I am presently reading an enjoyable detective novel by A.D. Scott as well as the transcript of a lecture by Alister McGrath regarding the rationality of faith. The two fit together well. In his lecture, McGrath notes that Dorothy Sayers once said that
detective fiction appeals to our deep yearning to discover patterns, to uncover secrets, and to impose order on what seem to some to be an unrelated series of events, yet to the initiated are the vital clues that lead to the solution of the mystery. . . .
Sayers, one of Britain’s most successful and talented detective novelists, argued that crime fiction was a powerful witness to our yearning to discover patterns, find meaning, and uncover hidden secrets. For Sayers, the detective novel appeals to our implicit belief in the intrinsic rationality of the world around us, and our ability to discover its deeper patterns. . .1
McGrath, the 2009 Drawbridge lecturer, further says that longing to make sense of things is not limited to crime fiction. He suggests that
The question being asked, whether in science or religion or detective fiction, is this: What greater picture unifies our disparate observations? How can the threads of evidence and observation be woven into a tapestry of truth? . . .

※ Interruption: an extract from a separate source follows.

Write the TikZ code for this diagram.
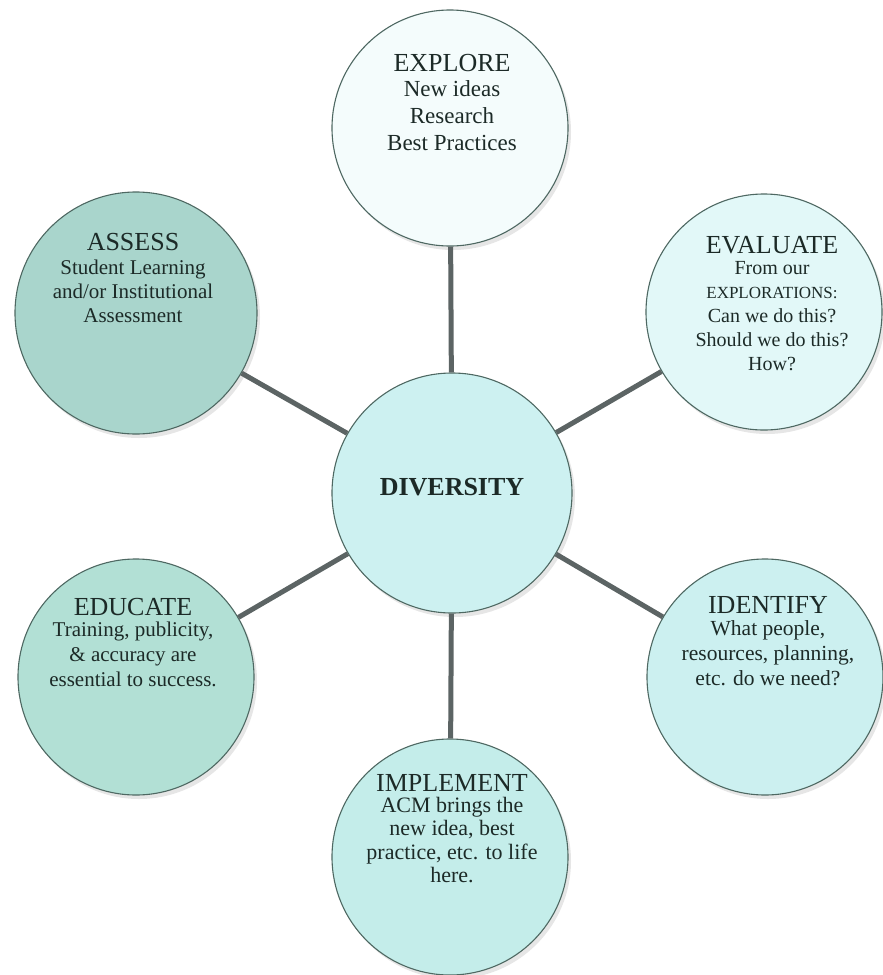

It is a vision that captivates the imaginations of many, and it still captivates mine. The ability of a theory – whether this is a detective’s attempt to makes sense of the evidence in a criminal case, or the more general human attempt to make sense of life . . . 2
I like what McGrath is saying because this vision also captivates my mind. I find that I am still seeking knowledge that will help me piece together the universe in which I live and help me find meaning. I hope that all of my life I will continue to ask the big questions of life: How did this universe come to be? What does science tell us about our world? What are the best theories on the mechanics of how this universe came into being? What does the Bible and theology tell us about purpose and meaning? How do we make sense of God, the Bible, and science? McGrath quotes Michael Polanyi (1891-1976), the Hungarian chemist who also explored the philosophical implications of the scientific method as saying, “The pursuit of discovery, . . . is guided by sensing the presence of a hidden reality toward which our clues are pointing.” May we always search for truth and never fear it; for all truth is God’s truth. May we never lose the wonder of searching for reality. May we always be guided by the clues to the great truths of the universe.